**REQUIRED WORK:** Omit the pictures and return every entry exactly as written.

##### PROVIDED RECORDS #####

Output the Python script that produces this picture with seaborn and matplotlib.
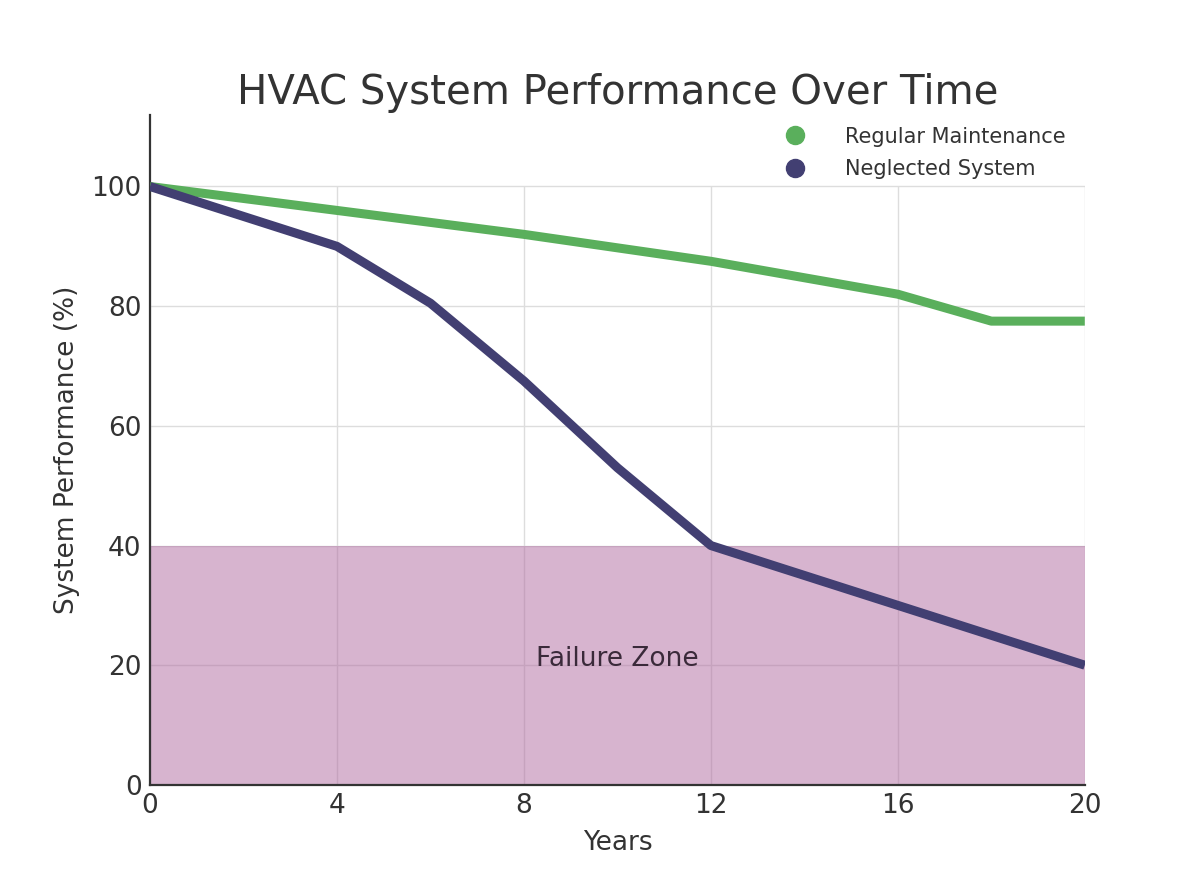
import matplotlib
matplotlib.use("Agg")
import matplotlib.pyplot as plt
import seaborn as sns
import pandas as pd

years_regular = [0, 4, 8, 12, 16, 18, 20]
perf_regular = [100, 96, 92, 87.5, 82, 77.5, 77.5]
years_neglected = [0, 4, 6, 8, 10, 12, 16, 20]
perf_neglected = [100, 90, 80.5, 67.5, 53, 40, 30, 20]
series_names = ["Regular Maintenance", "Neglected System"]
x_ticks = [0, 4, 8, 12, 16, 20]
y_ticks = [0, 20, 40, 60, 80, 100]
failure_threshold = 40

df = pd.concat([
    pd.DataFrame({"Years": years_regular, "Perf": perf_regular, "Series": series_names[0]}),
    pd.DataFrame({"Years": years_neglected, "Perf": perf_neglected, "Series": series_names[1]}),
])

sns.set_theme(style="white")
plt.rcParams['font.family'] = ['DejaVu Sans']
txt = "#333333"

fig = plt.figure(figsize=(12, 8.96), dpi=100)
ax = fig.add_axes([0.125, 0.124, 0.779, 0.748])

# grid confined to the data box
ax.vlines(x_ticks, min(y_ticks), max(y_ticks), color="#dddddd", lw=1, zorder=0)
ax.hlines(y_ticks, min(x_ticks), max(x_ticks), color="#dddddd", lw=1, zorder=0)
ax.axhspan(0, failure_threshold, color="#b06aa0", alpha=0.5, lw=0, zorder=1)

palette = {series_names[0]: "#5aaf5c", series_names[1]: "#423f72"}
sns.lineplot(data=df, x="Years", y="Perf", hue="Series", palette=palette,
             linewidth=6.5, ax=ax, legend=False, zorder=3, solid_capstyle="butt")

for name in series_names:
    ax.plot([], [], "o", color=palette[name], markersize=13, label=name)
leg = ax.legend(loc="upper right", bbox_to_anchor=(1.0, 1.01), frameon=False,
                fontsize=15, handletextpad=1.4, labelspacing=0.6, labelcolor=txt)

ax.text(10, 21, "Failure Zone", ha="center", va="center", fontsize=19, color="#3a2a3a", zorder=4)

ax.set_xlim(0, 20)
ax.set_ylim(0, 112)
ax.set_xticks(x_ticks)
ax.set_yticks(y_ticks)
ax.tick_params(axis="both", labelsize=19, colors=txt, length=0, pad=6)
for s in ["top", "right"]:
    ax.spines[s].set_visible(False)
for s in ["left", "bottom"]:
    ax.spines[s].set_color("#333333")
    ax.spines[s].set_linewidth(1.6)

ax.set_xlabel("Years", fontsize=19, color=txt, labelpad=8)
ax.set_ylabel("System Performance (%)", fontsize=19, color=txt, labelpad=8)
fig.text(0.515, 1 - 104 / 896, "HVAC System Performance Over Time", ha="center", va="baseline",
         fontsize=29, color=txt)

fig.savefig("out.png", dpi=100, facecolor="white")
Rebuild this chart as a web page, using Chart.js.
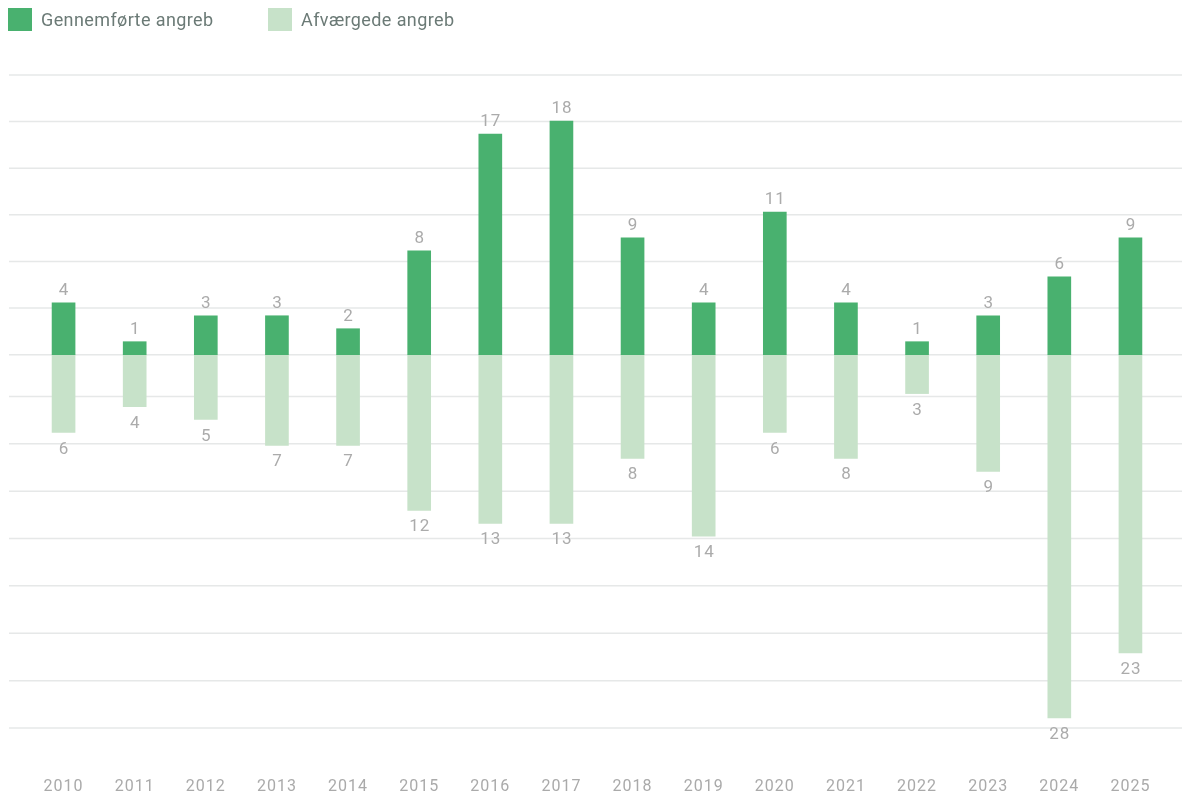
<!DOCTYPE html>
<html><head><meta charset="utf-8">
<script src="https://cdn.jsdelivr.net/npm/chart.js@4"></script>
<style>
html,body{margin:0;padding:0;background:#fff;}
#wrap{position:relative;width:1183px;height:797px;overflow:hidden;}
canvas{position:absolute;left:0;top:0;}
#legend{position:absolute;left:0;top:0;font-family:Roboto,"Noto Sans",sans-serif;font-size:18px;letter-spacing:0.4px;color:#6b7a76;}
.item{position:absolute;top:8px;height:23px;display:flex;align-items:center;white-space:nowrap;}
.sw{width:24px;height:23px;margin-right:9px;flex:none;}
</style></head>
<body>
<div id="wrap"><canvas id="c" width="1183" height="797"></canvas><div id="legend"></div></div>
<script>
const years = ['2010','2011','2012','2013','2014','2015','2016','2017','2018','2019','2020','2021','2022','2023','2024','2025'];
const gennemfoerte = [4, 1, 3, 3, 2, 8, 17, 18, 9, 4, 11, 4, 1, 3, 6, 9];
const afvaergede = [6, 4, 5, 7, 7, 12, 13, 13, 8, 14, 6, 8, 3, 9, 28, 23];
const seriesNames = ['Gennemførte angreb', 'Afværgede angreb'];
const seriesColors = ['#49b16f', '#c7e2c9'];
const gridValues = [21.56, 17.97, 14.37, 10.78, 7.19, 3.6, 0, -3.22, -6.87, -10.52, -14.17, -17.82, -21.48, -25.13, -28.78];
const legendX = [8, 268];

// HTML legend
const legendEl = document.getElementById('legend');
seriesNames.forEach((n, i) => {
  const it = document.createElement('div');
  it.className = 'item';
  it.style.left = legendX[i] + 'px';
  const sw = document.createElement('span');
  sw.className = 'sw';
  sw.style.background = seriesColors[i];
  const tx = document.createElement('span');
  tx.textContent = n;
  it.appendChild(sw); it.appendChild(tx);
  legendEl.appendChild(it);
});

const spacingPlugin = {
  id: 'spacing',
  beforeDraw(chart) { chart.ctx.letterSpacing = '1px'; }
};

const gridPlugin = {
  id: 'fullGrid',
  beforeDatasetsDraw(chart) {
    const ctx = chart.ctx, y = chart.scales.y;
    ctx.save();
    ctx.strokeStyle = '#e6e8e8';
    ctx.lineWidth = 1.5;
    gridValues.forEach(v => {
      const py = y.getPixelForValue(v);
      ctx.beginPath();
      ctx.moveTo(9, py);
      ctx.lineTo(1182, py);
      ctx.stroke();
    });
    ctx.restore();
  }
};

const valuePlugin = {
  id: 'valueLabels',
  afterDatasetsDraw(chart) {
    const ctx = chart.ctx;
    ctx.save();
    ctx.letterSpacing = '1px';
    ctx.font = '17px Roboto, "Noto Sans", sans-serif';
    ctx.fillStyle = '#ababab';
    ctx.textAlign = 'center';
    ctx.textBaseline = 'alphabetic';
    chart.data.datasets.forEach((ds, i) => {
      const meta = chart.getDatasetMeta(i);
      meta.data.forEach((bar, j) => {
        const v = ds.data[j];
        const t = String(Math.abs(v));
        if (v >= 0) ctx.fillText(t, bar.x + 0.5, bar.y - 8);
        else ctx.fillText(t, bar.x + 0.5, bar.y + 21);
      });
    });
    ctx.restore();
  }
};

new Chart(document.getElementById('c'), {
  type: 'bar',
  data: {
    labels: years,
    datasets: [
      { label: seriesNames[0], data: gennemfoerte, backgroundColor: seriesColors[0], barThickness: 23 },
      { label: seriesNames[1], data: afvaergede.map(v => -v), backgroundColor: seriesColors[1], barThickness: 23 }
    ]
  },
  options: {
    responsive: false,
    animation: false,
    devicePixelRatio: 1,
    layout: { padding: { top: 75, left: 28, right: 17, bottom: 0 } },
    plugins: { legend: { display: false }, tooltip: { enabled: false } },
    scales: {
      x: {
        stacked: true,
        grid: { display: false, drawTicks: false },
        border: { display: false },
        ticks: { color: '#aaaaaa', font: { family: 'Roboto, "Noto Sans", sans-serif', size: 16 }, padding: 49 },
        afterFit(scale) { scale.height = 69; scale.paddingLeft = 0; scale.paddingRight = 0; }
      },
      y: {
        stacked: true,
        display: false,
        min: gridValues[gridValues.length - 1],
        max: gridValues[0]
      }
    }
  },
  plugins: [spacingPlugin, gridPlugin, valuePlugin]
});
</script>
</body></html>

#####

**FINISHED EXERCISE:**
Output the Python script that produces this picture with seaborn and matplotlib.
import matplotlib
matplotlib.use("Agg")
import matplotlib.pyplot as plt
import seaborn as sns
import pandas as pd

years_regular = [0, 4, 8, 12, 16, 18, 20]
perf_regular = [100, 96, 92, 87.5, 82, 77.5, 77.5]
years_neglected = [0, 4, 6, 8, 10, 12, 16, 20]
perf_neglected = [100, 90, 80.5, 67.5, 53, 40, 30, 20]
series_names = ["Regular Maintenance", "Neglected System"]
x_ticks = [0, 4, 8, 12, 16, 20]
y_ticks = [0, 20, 40, 60, 80, 100]
failure_threshold = 40

df = pd.concat([
    pd.DataFrame({"Years": years_regular, "Perf": perf_regular, "Series": series_names[0]}),
    pd.DataFrame({"Years": years_neglected, "Perf": perf_neglected, "Series": series_names[1]}),
])

sns.set_theme(style="white")
plt.rcParams['font.family'] = ['DejaVu Sans']
txt = "#333333"

fig = plt.figure(figsize=(12, 8.96), dpi=100)
ax = fig.add_axes([0.125, 0.124, 0.779, 0.748])

# grid confined to the data box
ax.vlines(x_ticks, min(y_ticks), max(y_ticks), color="#dddddd", lw=1, zorder=0)
ax.hlines(y_ticks, min(x_ticks), max(x_ticks), color="#dddddd", lw=1, zorder=0)
ax.axhspan(0, failure_threshold, color="#b06aa0", alpha=0.5, lw=0, zorder=1)

palette = {series_names[0]: "#5aaf5c", series_names[1]: "#423f72"}
sns.lineplot(data=df, x="Years", y="Perf", hue="Series", palette=palette,
             linewidth=6.5, ax=ax, legend=False, zorder=3, solid_capstyle="butt")

for name in series_names:
    ax.plot([], [], "o", color=palette[name], markersize=13, label=name)
leg = ax.legend(loc="upper right", bbox_to_anchor=(1.0, 1.01), frameon=False,
                fontsize=15, handletextpad=1.4, labelspacing=0.6, labelcolor=txt)

ax.text(10, 21, "Failure Zone", ha="center", va="center", fontsize=19, color="#3a2a3a", zorder=4)

ax.set_xlim(0, 20)
ax.set_ylim(0, 112)
ax.set_xticks(x_ticks)
ax.set_yticks(y_ticks)
ax.tick_params(axis="both", labelsize=19, colors=txt, length=0, pad=6)
for s in ["top", "right"]:
    ax.spines[s].set_visible(False)
for s in ["left", "bottom"]:
    ax.spines[s].set_color("#333333")
    ax.spines[s].set_linewidth(1.6)

ax.set_xlabel("Years", fontsize=19, color=txt, labelpad=8)
ax.set_ylabel("System Performance (%)", fontsize=19, color=txt, labelpad=8)
fig.text(0.515, 1 - 104 / 896, "HVAC System Performance Over Time", ha="center", va="baseline",
         fontsize=29, color=txt)

fig.savefig("out.png", dpi=100, facecolor="white")
Rebuild this chart as a web page, using Chart.js.
<!DOCTYPE html>
<html><head><meta charset="utf-8">
<script src="https://cdn.jsdelivr.net/npm/chart.js@4"></script>
<style>
html,body{margin:0;padding:0;background:#fff;}
#wrap{position:relative;width:1183px;height:797px;overflow:hidden;}
canvas{position:absolute;left:0;top:0;}
#legend{position:absolute;left:0;top:0;font-family:Roboto,"Noto Sans",sans-serif;font-size:18px;letter-spacing:0.4px;color:#6b7a76;}
.item{position:absolute;top:8px;height:23px;display:flex;align-items:center;white-space:nowrap;}
.sw{width:24px;height:23px;margin-right:9px;flex:none;}
</style></head>
<body>
<div id="wrap"><canvas id="c" width="1183" height="797"></canvas><div id="legend"></div></div>
<script>
const years = ['2010','2011','2012','2013','2014','2015','2016','2017','2018','2019','2020','2021','2022','2023','2024','2025'];
const gennemfoerte = [4, 1, 3, 3, 2, 8, 17, 18, 9, 4, 11, 4, 1, 3, 6, 9];
const afvaergede = [6, 4, 5, 7, 7, 12, 13, 13, 8, 14, 6, 8, 3, 9, 28, 23];
const seriesNames = ['Gennemførte angreb', 'Afværgede angreb'];
const seriesColors = ['#49b16f', '#c7e2c9'];
const gridValues = [21.56, 17.97, 14.37, 10.78, 7.19, 3.6, 0, -3.22, -6.87, -10.52, -14.17, -17.82, -21.48, -25.13, -28.78];
const legendX = [8, 268];

// HTML legend
const legendEl = document.getElementById('legend');
seriesNames.forEach((n, i) => {
  const it = document.createElement('div');
  it.className = 'item';
  it.style.left = legendX[i] + 'px';
  const sw = document.createElement('span');
  sw.className = 'sw';
  sw.style.background = seriesColors[i];
  const tx = document.createElement('span');
  tx.textContent = n;
  it.appendChild(sw); it.appendChild(tx);
  legendEl.appendChild(it);
});

const spacingPlugin = {
  id: 'spacing',
  beforeDraw(chart) { chart.ctx.letterSpacing = '1px'; }
};

const gridPlugin = {
  id: 'fullGrid',
  beforeDatasetsDraw(chart) {
    const ctx = chart.ctx, y = chart.scales.y;
    ctx.save();
    ctx.strokeStyle = '#e6e8e8';
    ctx.lineWidth = 1.5;
    gridValues.forEach(v => {
      const py = y.getPixelForValue(v);
      ctx.beginPath();
      ctx.moveTo(9, py);
      ctx.lineTo(1182, py);
      ctx.stroke();
    });
    ctx.restore();
  }
};

const valuePlugin = {
  id: 'valueLabels',
  afterDatasetsDraw(chart) {
    const ctx = chart.ctx;
    ctx.save();
    ctx.letterSpacing = '1px';
    ctx.font = '17px Roboto, "Noto Sans", sans-serif';
    ctx.fillStyle = '#ababab';
    ctx.textAlign = 'center';
    ctx.textBaseline = 'alphabetic';
    chart.data.datasets.forEach((ds, i) => {
      const meta = chart.getDatasetMeta(i);
      meta.data.forEach((bar, j) => {
        const v = ds.data[j];
        const t = String(Math.abs(v));
        if (v >= 0) ctx.fillText(t, bar.x + 0.5, bar.y - 8);
        else ctx.fillText(t, bar.x + 0.5, bar.y + 21);
      });
    });
    ctx.restore();
  }
};

new Chart(document.getElementById('c'), {
  type: 'bar',
  data: {
    labels: years,
    datasets: [
      { label: seriesNames[0], data: gennemfoerte, backgroundColor: seriesColors[0], barThickness: 23 },
      { label: seriesNames[1], data: afvaergede.map(v => -v), backgroundColor: seriesColors[1], barThickness: 23 }
    ]
  },
  options: {
    responsive: false,
    animation: false,
    devicePixelRatio: 1,
    layout: { padding: { top: 75, left: 28, right: 17, bottom: 0 } },
    plugins: { legend: { display: false }, tooltip: { enabled: false } },
    scales: {
      x: {
        stacked: true,
        grid: { display: false, drawTicks: false },
        border: { display: false },
        ticks: { color: '#aaaaaa', font: { family: 'Roboto, "Noto Sans", sans-serif', size: 16 }, padding: 49 },
        afterFit(scale) { scale.height = 69; scale.paddingLeft = 0; scale.paddingRight = 0; }
      },
      y: {
        stacked: true,
        display: false,
        min: gridValues[gridValues.length - 1],
        max: gridValues[0]
      }
    }
  },
  plugins: [spacingPlugin, gridPlugin, valuePlugin]
});
</script>
</body></html>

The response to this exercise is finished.